Sconcerti, tanto per non far nomi, Thohir non lo può vedere perchè non gli ha mai concesso un’intervista. Per questo ne certifica il fallimento, ignorando volutamente le parti positive della sua gestione.
A ulteriore conferma del non irresistibile timore riverenziale esercitato dall’Inter sui media, curioso che, in un mondo dove il 99,99% degli intervistati racconta una propria verità, spesso non coincidente con la “verità-vera”, lo stesso Sconcerti (“mai una verità“) così come la Gazzetta imputino a Thohir la colpa di non aver vuotato il sacco.
Fin troppo facile registrare la calma piatta sulle balle raccontate sull’altra sponda del Naviglio da un anno abbonante a questa parte sulla cessione del Milan a Mr B. o chi per lui per fantastiglioni di miliardi…
Ma l’Inter non sarebbe l’Inter se non fosse capace di farsi male da sola: eccolo, allora, il succitato ex Direttore Artistico, rimproverare Thohir di non aver capito la peculiarità dell’ambiente-Inter e parlare di occasione persa. Tempismo perfetto, non c’è che dire…
Ancor meglio fa Paolillo, indimenticato “confermatore” di Mancini sotto la pioggia di Parma nel 2008 (“resta all’80%”) e severo maestro pronto a bollare con un bel “4” la gestione Thohir.
Mettendo insieme tutto, riesco anche a togliermi una soddisfazione da cacacazzi rancoroso e provinciale: il Milan, valutato da Silvio 1 miliardo (debiti esclusi) senza che nessuno dicesse niente per oltre un anno, è ora oggetto di trattative per un valore complessivo di circa 700 milioni, una cifra come visto molto simile a quella che riguarda l’affare Inter-Suning.

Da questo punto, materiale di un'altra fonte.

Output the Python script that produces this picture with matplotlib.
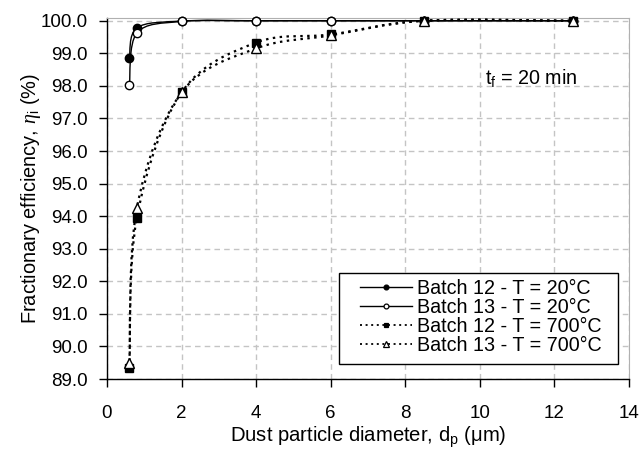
import matplotlib
matplotlib.use("Agg")
import matplotlib.pyplot as plt
from matplotlib.path import Path
from matplotlib.patches import PathPatch, Rectangle
from matplotlib.lines import Line2D
import numpy as np

plt.rcParams['font.family'] = ['Liberation Sans', 'DejaVu Sans']
plt.rcParams['mathtext.fontset'] = 'custom'
plt.rcParams['mathtext.rm'] = 'Liberation Sans'
plt.rcParams['mathtext.it'] = 'Liberation Serif:italic'

# Particle diameters (um) and fractional efficiencies (%)
diameter = [0.6, 0.8, 2.0, 4.0, 6.0, 8.5, 12.5]
batch12_20 = [98.85, 99.78, 99.99, 100.0, 100.0, 100.0, 100.0]
batch13_20 = [98.02, 99.62, 99.98, 100.0, 100.0, 100.0, 100.0]
batch12_700 = [89.35, 93.95, 97.8, 99.33, 99.58, 100.0, 100.0]
batch13_700 = [89.5, 94.25, 97.8, 99.15, 99.55, 100.0, 100.0]

labels = ["Batch 12 - T = 20°C", "Batch 13 - T = 20°C",
          "Batch 12 - T = 700°C", "Batch 13 - T = 700°C"]
x_ticks = [0, 2, 4, 6, 8, 10, 12, 14]
y_ticks = [89.0, 90.0, 91.0, 92.0, 93.0, 94.0, 95.0, 96.0, 97.0, 98.0, 99.0, 100.0]

W, H = 639, 451


def smooth_path(xs, ys):
    """Cubic Bezier path through the points (Catmull-Rom style tangents)."""
    p = np.column_stack([xs, ys]).astype(float)
    n = len(p)
    verts = [p[0]]
    codes = [Path.MOVETO]
    for i in range(n - 1):
        p0 = p[i - 1] if i > 0 else p[i]
        p1 = p[i]
        p2 = p[i + 1]
        p3 = p[i + 2] if i + 2 < n else p[i + 1]
        c1 = p1 + (p2 - p0) / 6.0
        c2 = p2 - (p3 - p1) / 6.0
        verts += [c1, c2, p2]
        codes += [Path.CURVE4] * 3
    return Path(verts, codes)


fig = plt.figure(figsize=(W / 100, H / 100), dpi=100)
ax = fig.add_axes([107 / W, 1 - 379 / H, 522 / W, (379 - 17.5) / H])

dotted = (0, (1.1, 2.0))
series = [
    (batch12_20, '-', dict(marker='o', mfc='black', mec='black', ms=6)),
    (batch13_20, '-', dict(marker='o', mfc='white', mec='black', ms=6)),
    (batch12_700, dotted, dict(marker='s', mfc='black', mec='black', ms=5.5)),
    (batch13_700, dotted, dict(marker='^', mfc='white', mec='black', ms=6.5)),
]

handles = []
for (vals, ls, mk), lab in zip(series, labels):
    lw = 1.0 if ls == '-' else 1.6
    patch = PathPatch(smooth_path(diameter, vals), fill=False, edgecolor='black',
                      linewidth=lw, linestyle=ls, zorder=3)
    ax.add_patch(patch)
    ax.plot(diameter, vals, linestyle='none', markeredgewidth=1.0, zorder=4,
            clip_on=False, **mk)
    h_mk = dict(mk)
    h_mk['ms'] = mk['ms'] * 0.58
    handles.append(Line2D([], [], color='black', linewidth=lw if ls == '-' else 1.3,
                          linestyle=ls, markeredgewidth=0.9, **h_mk))

ax.set_xlim(0, 14)
ax.set_ylim(89.0, 100.1)
ax.set_xticks(x_ticks)
ax.set_yticks(y_ticks)
ax.set_yticklabels([f"{v:.1f}" for v in y_ticks])

ax.grid(True, color='#c4c4c4', linestyle=(0, (4, 3)), linewidth=1.0)
ax.set_axisbelow(True)

for side in ('top', 'right'):
    ax.spines[side].set_color('#b0b0b0')
for side in ('left', 'bottom'):
    ax.spines[side].set_color('black')
    ax.spines[side].set_linewidth(1.0)

ax.tick_params(axis='both', direction='out', length=6, width=1.0,
               labelsize=13.5, colors='black')
ax.tick_params(axis='x', pad=13)
ax.tick_params(axis='y', pad=8)

ax.set_xlabel('Dust particle diameter, d$_\\mathregular{p}$ (μm)', fontsize=14.6,
              labelpad=1.5)
ax.set_ylabel('Fractionary efficiency, $\\eta$$_\\mathregular{i}$ (%)', fontsize=14.4,
              labelpad=-2)

ax.text(0.812, 0.832, 't$_\\mathregular{f}$ = 20 min', transform=ax.transAxes,
        fontsize=14.2, ha='center', va='center')

# Legend box with wide side margins
frame = Rectangle((339 / W, 1 - 364 / H), (618 - 339) / W, (364 - 273) / H,
                  transform=fig.transFigure, facecolor='white', edgecolor='black',
                  linewidth=1.0, zorder=4.5, clip_on=False)
ax.add_patch(frame)
leg = ax.legend(handles, labels, loc='upper left',
                bbox_to_anchor=(360 / W, 1 - 279 / H), bbox_transform=fig.transFigure,
                fontsize=14.2, frameon=False, handlelength=2.64, handletextpad=0.25,
                labelspacing=0.0, borderpad=0.0, borderaxespad=0.0)
leg.set_zorder(5)

fig.savefig('out.png', dpi=100)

Visto che citare una fonte può non essere sufficiente, KPMG ha recentemente valutato l’Inter con un equity value (cioè debiti escusi) di 400 milioni che, sommati all’esposizione bancaria dei nerazzurri, fa arrivare l’enterprise value (e cioè il valore lordo) oltre i già citati 700 milioni.
Ecco, in un Paese in cui la più grande cazzata ripetuta 100 volte (da qualcuno) diventa verità, avere delle valutazioni esterne che danno alle due squadre di Milano un valore sostanzialmente analogo è una piccola ma piacevole rivincita.